WHAT YOU WILL DO ▸
Restate the data below word for word. Skip any images it contains.

DATASET CONTENT ▸
============
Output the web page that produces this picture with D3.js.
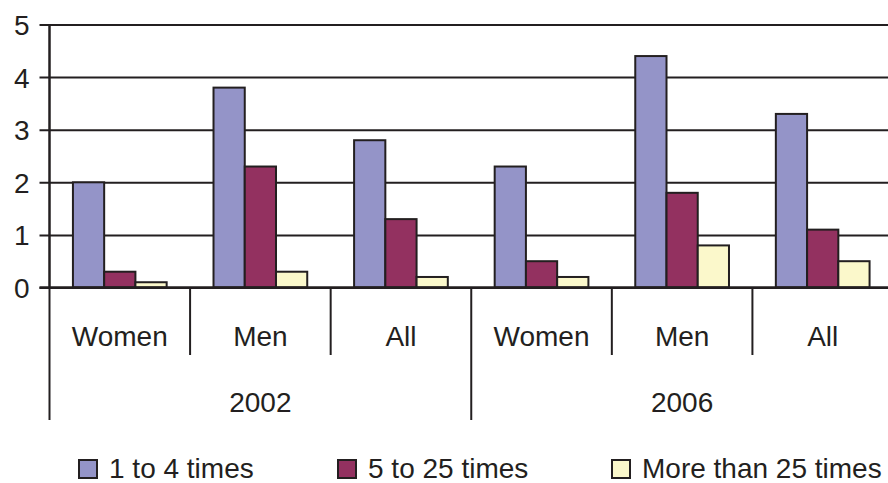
<!DOCTYPE html>
<html>
<head>
<meta charset="utf-8">
<script src="https://cdn.jsdelivr.net/npm/d3@7"></script>
<style>
  body { margin: 0; background: #fff; }
  text { font-family: "Liberation Sans", Arial, sans-serif; fill: #231f20; }
</style>
</head>
<body>
<svg id="chart" width="888" height="483"></svg>
<script>
// chart data
const years = ["2002", "2006"];
const groups = ["Women", "Men", "All"];
const seriesNames = ["1 to 4 times", "5 to 25 times", "More than 25 times"];
const oneToFour = [2.0, 3.8, 2.8, 2.3, 4.4, 3.3];
const fiveTo25 = [0.3, 2.3, 1.3, 0.5, 1.8, 1.1];
const over25 = [0.1, 0.3, 0.2, 0.2, 0.8, 0.5];
const yTicks = [0, 1, 2, 3, 4, 5];

const colors = ["#9494c8", "#933160", "#fbf8cb"];
const ink = "#231f20";

// one entry per category: year + group
const cats = [];
years.forEach(y => groups.forEach(g => cats.push(y + "|" + g)));
const seriesValues = [oneToFour, fiveTo25, over25];

// plot area runs a little past the right edge, as in the original
const plotLeft = 49.5, plotRight = 893, plotTop = 24.5, plotBottom = 287.5;

const svg = d3.select("#chart");

const xScale = d3.scaleBand()
                 .domain(cats)
                 .range([plotLeft, plotRight]);
// excel style gap width 150%
const barW = xScale.bandwidth() / 4.5;
const xSeries = d3.scaleBand()
                  .domain(seriesNames)
                  .range([0, barW * 3])
                  .padding(0);
const yScale = d3.scaleLinear()
                 .domain([0, 5])
                 .range([plotBottom, plotTop]);

// gridlines + y labels
const yAxis = d3.axisLeft(yScale)
                .tickValues(yTicks)
                .tickFormat(d3.format("d"))
                .tickSize(-(plotRight - plotLeft))
                .tickSizeOuter(0)
                .tickPadding(20);
const yG = svg.append("g")
              .attr("transform", "translate(" + plotLeft + ",0)")
              .call(yAxis);
yG.select(".domain").remove();
yG.selectAll(".tick line")
  .attr("x1", -10)
  .attr("stroke", ink)
  .attr("stroke-width", 2);
yG.selectAll(".tick text")
  .attr("font-size", 28)
  .attr("fill", ink)
  .attr("dy", "0.36em");

// bars
seriesValues.forEach((vals, s) => {
  svg.append("g")
     .selectAll("rect")
     .data(vals)
     .enter()
     .append("rect")
     .attr("x", (d, i) => xScale(cats[i]) + (xScale.bandwidth() - barW * 3) / 2 + xSeries(seriesNames[s]))
     .attr("y", d => yScale(d))
     .attr("width", xSeries.bandwidth())
     .attr("height", d => yScale(0) - yScale(d))
     .attr("fill", colors[s])
     .attr("stroke", ink)
     .attr("stroke-width", 2);
});

// axis lines
svg.append("line")
   .attr("x1", plotLeft).attr("x2", plotLeft)
   .attr("y1", plotTop).attr("y2", plotBottom)
   .attr("stroke", ink).attr("stroke-width", 2.5);
svg.append("line")
   .attr("x1", plotLeft - 10).attr("x2", plotRight)
   .attr("y1", plotBottom).attr("y2", plotBottom)
   .attr("stroke", ink).attr("stroke-width", 2.5);

// category separators: short between groups, long between years
cats.forEach((c, i) => {
  const long = i % groups.length === 0;
  svg.append("line")
     .attr("x1", xScale(c)).attr("x2", xScale(c))
     .attr("y1", plotBottom).attr("y2", long ? 420 : 355)
     .attr("stroke", ink).attr("stroke-width", 2);
});

// group labels
svg.append("g")
   .selectAll("text")
   .data(cats)
   .enter()
   .append("text")
   .attr("x", d => xScale(d) + xScale.bandwidth() / 2)
   .attr("y", 336)
   .attr("dy", "0.36em")
   .attr("text-anchor", "middle")
   .attr("font-size", 28)
   .text(d => d.split("|")[1]);

// year labels
svg.append("g")
   .selectAll("text")
   .data(years)
   .enter()
   .append("text")
   .attr("x", (d, i) => {
     const first = xScale(d + "|" + groups[0]);
     const last = xScale(d + "|" + groups[groups.length - 1]) + xScale.bandwidth();
     return (first + last) / 2;
   })
   .attr("y", 402)
   .attr("dy", "0.36em")
   .attr("text-anchor", "middle")
   .attr("font-size", 28)
   .text(d => d);

// legend
const legendX = [79, 338, 612];
const legend = svg.append("g")
                  .selectAll("g")
                  .data(seriesNames)
                  .enter()
                  .append("g")
                  .attr("transform", (d, i) => "translate(" + legendX[i] + ",460)");
legend.append("rect")
      .attr("width", 18)
      .attr("height", 18)
      .attr("fill", (d, i) => colors[i])
      .attr("stroke", ink)
      .attr("stroke-width", 2);
legend.append("text")
      .attr("x", 30)
      .attr("y", 9)
      .attr("dy", "0.32em")
      .attr("font-size", 28)
      .text(d => d);
</script>
</body>
</html>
============
FINAL RESULT ▸
Output the web page that produces this picture with D3.js.
<!DOCTYPE html>
<html>
<head>
<meta charset="utf-8">
<script src="https://cdn.jsdelivr.net/npm/d3@7"></script>
<style>
  body { margin: 0; background: #fff; }
  text { font-family: "Liberation Sans", Arial, sans-serif; fill: #231f20; }
</style>
</head>
<body>
<svg id="chart" width="888" height="483"></svg>
<script>
// chart data
const years = ["2002", "2006"];
const groups = ["Women", "Men", "All"];
const seriesNames = ["1 to 4 times", "5 to 25 times", "More than 25 times"];
const oneToFour = [2.0, 3.8, 2.8, 2.3, 4.4, 3.3];
const fiveTo25 = [0.3, 2.3, 1.3, 0.5, 1.8, 1.1];
const over25 = [0.1, 0.3, 0.2, 0.2, 0.8, 0.5];
const yTicks = [0, 1, 2, 3, 4, 5];

const colors = ["#9494c8", "#933160", "#fbf8cb"];
const ink = "#231f20";

// one entry per category: year + group
const cats = [];
years.forEach(y => groups.forEach(g => cats.push(y + "|" + g)));
const seriesValues = [oneToFour, fiveTo25, over25];

// plot area runs a little past the right edge, as in the original
const plotLeft = 49.5, plotRight = 893, plotTop = 24.5, plotBottom = 287.5;

const svg = d3.select("#chart");

const xScale = d3.scaleBand()
                 .domain(cats)
                 .range([plotLeft, plotRight]);
// excel style gap width 150%
const barW = xScale.bandwidth() / 4.5;
const xSeries = d3.scaleBand()
                  .domain(seriesNames)
                  .range([0, barW * 3])
                  .padding(0);
const yScale = d3.scaleLinear()
                 .domain([0, 5])
                 .range([plotBottom, plotTop]);

// gridlines + y labels
const yAxis = d3.axisLeft(yScale)
                .tickValues(yTicks)
                .tickFormat(d3.format("d"))
                .tickSize(-(plotRight - plotLeft))
                .tickSizeOuter(0)
                .tickPadding(20);
const yG = svg.append("g")
              .attr("transform", "translate(" + plotLeft + ",0)")
              .call(yAxis);
yG.select(".domain").remove();
yG.selectAll(".tick line")
  .attr("x1", -10)
  .attr("stroke", ink)
  .attr("stroke-width", 2);
yG.selectAll(".tick text")
  .attr("font-size", 28)
  .attr("fill", ink)
  .attr("dy", "0.36em");

// bars
seriesValues.forEach((vals, s) => {
  svg.append("g")
     .selectAll("rect")
     .data(vals)
     .enter()
     .append("rect")
     .attr("x", (d, i) => xScale(cats[i]) + (xScale.bandwidth() - barW * 3) / 2 + xSeries(seriesNames[s]))
     .attr("y", d => yScale(d))
     .attr("width", xSeries.bandwidth())
     .attr("height", d => yScale(0) - yScale(d))
     .attr("fill", colors[s])
     .attr("stroke", ink)
     .attr("stroke-width", 2);
});

// axis lines
svg.append("line")
   .attr("x1", plotLeft).attr("x2", plotLeft)
   .attr("y1", plotTop).attr("y2", plotBottom)
   .attr("stroke", ink).attr("stroke-width", 2.5);
svg.append("line")
   .attr("x1", plotLeft - 10).attr("x2", plotRight)
   .attr("y1", plotBottom).attr("y2", plotBottom)
   .attr("stroke", ink).attr("stroke-width", 2.5);

// category separators: short between groups, long between years
cats.forEach((c, i) => {
  const long = i % groups.length === 0;
  svg.append("line")
     .attr("x1", xScale(c)).attr("x2", xScale(c))
     .attr("y1", plotBottom).attr("y2", long ? 420 : 355)
     .attr("stroke", ink).attr("stroke-width", 2);
});

// group labels
svg.append("g")
   .selectAll("text")
   .data(cats)
   .enter()
   .append("text")
   .attr("x", d => xScale(d) + xScale.bandwidth() / 2)
   .attr("y", 336)
   .attr("dy", "0.36em")
   .attr("text-anchor", "middle")
   .attr("font-size", 28)
   .text(d => d.split("|")[1]);

// year labels
svg.append("g")
   .selectAll("text")
   .data(years)
   .enter()
   .append("text")
   .attr("x", (d, i) => {
     const first = xScale(d + "|" + groups[0]);
     const last = xScale(d + "|" + groups[groups.length - 1]) + xScale.bandwidth();
     return (first + last) / 2;
   })
   .attr("y", 402)
   .attr("dy", "0.36em")
   .attr("text-anchor", "middle")
   .attr("font-size", 28)
   .text(d => d);

// legend
const legendX = [79, 338, 612];
const legend = svg.append("g")
                  .selectAll("g")
                  .data(seriesNames)
                  .enter()
                  .append("g")
                  .attr("transform", (d, i) => "translate(" + legendX[i] + ",460)");
legend.append("rect")
      .attr("width", 18)
      .attr("height", 18)
      .attr("fill", (d, i) => colors[i])
      .attr("stroke", ink)
      .attr("stroke-width", 2);
legend.append("text")
      .attr("x", 30)
      .attr("y", 9)
      .attr("dy", "0.32em")
      .attr("font-size", 28)
      .text(d => d);
</script>
</body>
</html>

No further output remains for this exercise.